I was clicking along with Rich for quite a few of those first 11 laps, but the growing blisters were getting to me.
It takes a special kind of human to sit you in a chair hoist your bare foot up on his knee and drain your blisters for you! Chris Mintz did that!! He drained and fixed the most disgusting and largest blisters I’ve ever had! Foot Whisperer, Nurturer, Caring Helper of all People…. he is unique and I’m thrilled to have him as a friend.
I’ll say I was “fading”. I was seeing things that weren’t there and not seeing things that were there!
My son and Tim stopped in to see how it was going and they chatted with me enough to get my mind refocused. It was dark now and I wasnt feeling great. I was stiff and sore and the blisters were growing.
I was on my way down Huron from Fischerhallman when I thought I saw Nick on the opposite side of the road. I thought how sweet of them to send Nick out to find me… as I went to call him thinking he cross over the road to finish the lap with me….he disappeared…. yep… I imagined him there…
Down a bit further a car pulled up beside me and the passenger asked so nicely Do you want a coffee? I didnt have a clue who it was. I could see a female… couldn’t really “hear” the voice and knew the driver was looking out at me also. My thoughts were this : Sandi …you cannot accept coffee from strangers, you dont know these people, they dont know you, they’re being really nice but what are you teaching others if you accept a random person’s coffee. I waved at them and get walking…..really really slowly. It was nice of them to ask. When I got back to the van I asked who they were. No one had any idea. They hadn’t sent anyone out for a Tim’s run. So I was glad I didn’t accept the offer from those creepers!! 5 mins later Hayleigh and Brandon rounded the van …. that creeper was her 🤣 She said she knew right away I had no idea who it was and probably couldn’t see her …. not only did I seem weird but she said I was way to nice and kind sounding when I declined the offer of coffee. Oh man!! I didnt know my own kid!
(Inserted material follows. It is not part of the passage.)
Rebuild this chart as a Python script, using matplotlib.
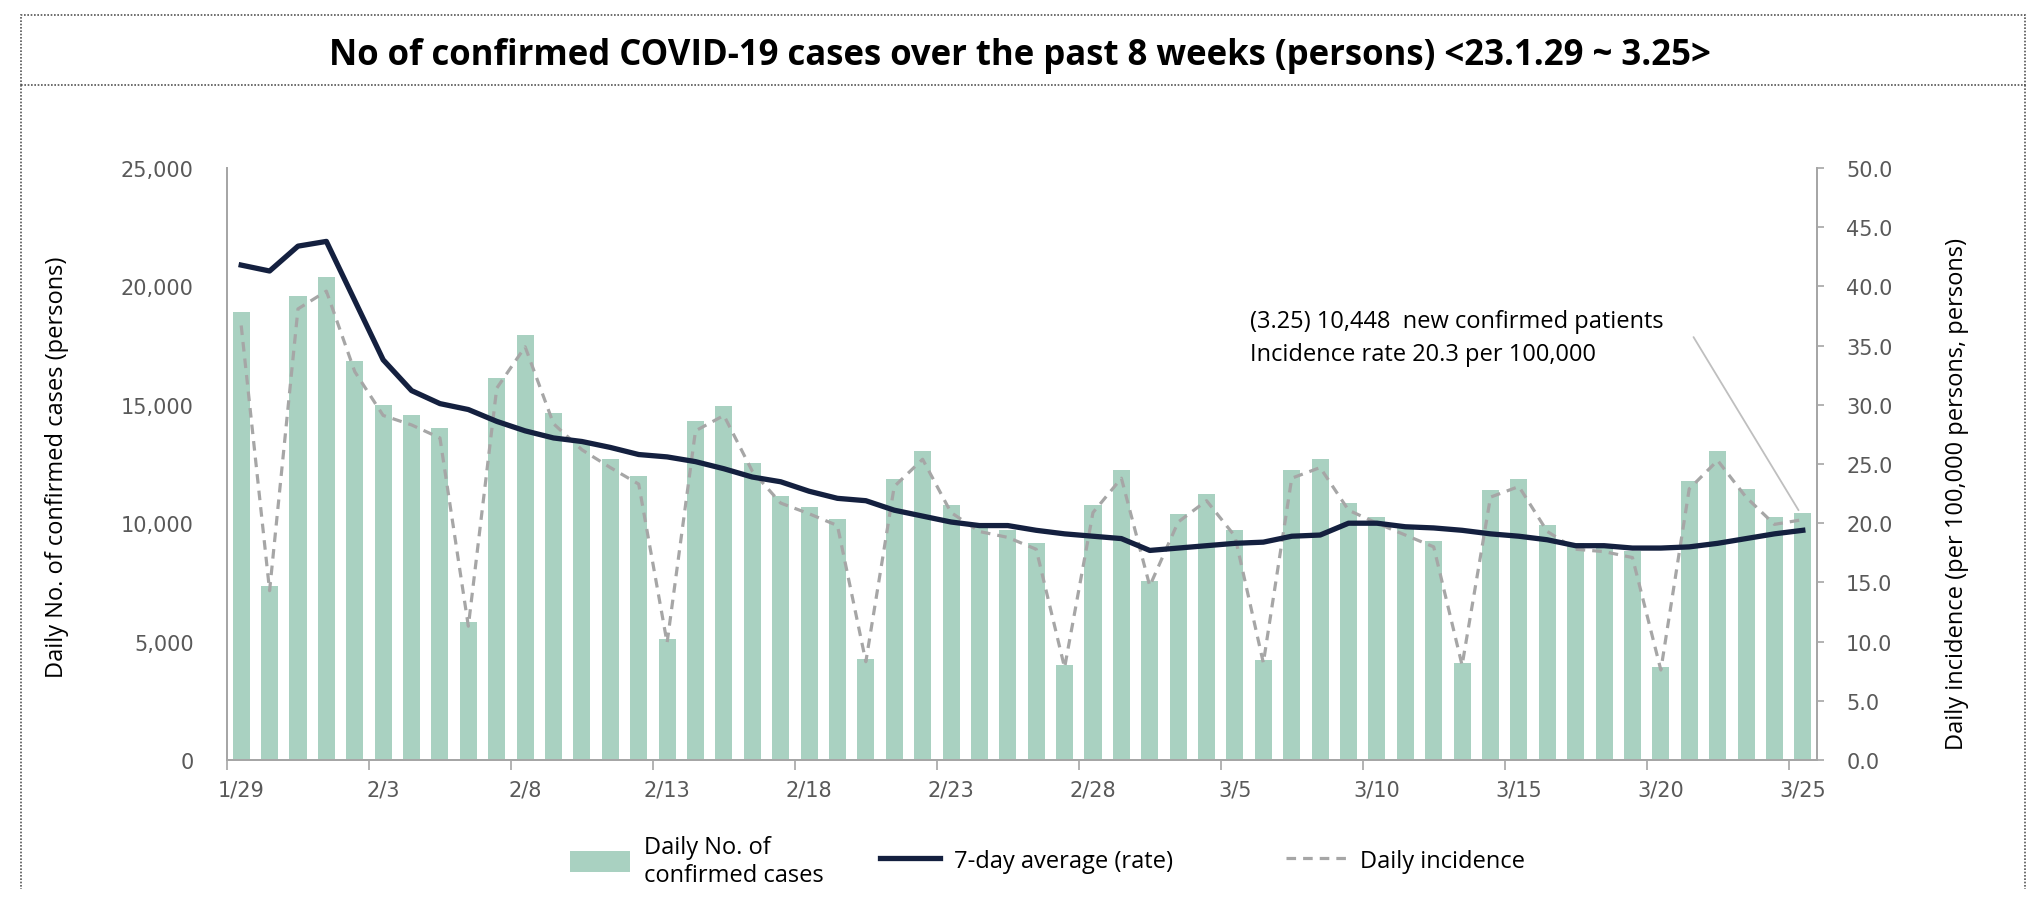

Everyone reassured me it was quite normal for these types of hallucinations. To see things and to not recognize people. So I’m not actually crazy… just kinda..
It was cold. It was dark. It was hilly. It was hard. It was fun. It was a challenge. It was lonely. It was full of people. It was worth it. It was more than I could do. It was long. It was empowering. It was deflating. It was an eye opener. It was a success.
The thank yous are never ending: Rich, Rachael, Derek, Jen. Chris, Gary, Trish, Rhonda, Juli, Adrienne Dusan, Nick, Lisa, Jermey, Rasha, Will, Tony, Maria, Stefanie, Carol, Steve, Brenda ( the 3 other ladies that came with Brenda who I walked with talked to and have no idea who you are…ugh), Jordan, Mike. Kate. Shannon.
Rebeka, Barbara, Kelly, Karin, Peter. Rebecca.
Tim, Jaykob, Hayleigh and Brandon.
We’ve raised more than our goal and the donations are coming in even 2 days after the event. We’ve managed 150 %
The event was a success….however I had some harsh negative self talk. I feel like I let down those that donated, Rich, the 24 hour participants, and myself. I didnt do the full 24 hours. I managed 18.5 hours. I quit…. I got in 81 kilometers because I walked around the parking lot once my body refused to acknowledge the hills as a possibility.
I am sorry that I didnt do the full 24 hours. I’m disappointed in myself actually and I thought you all might be as well….
When I expressed this most people said it wasnt possible that anyone felt how I thought they would…
Yeah….they raise you up when you feel low. When you think you aren’t enough… when you dont feel like you’ve done your part. When you start to sink into a familiar and not good darkness…they are there to pull you out. They are Rarebits…
Rest…. it’s time to rest and let my body take a break… 2019 will be a whole new set of different goals.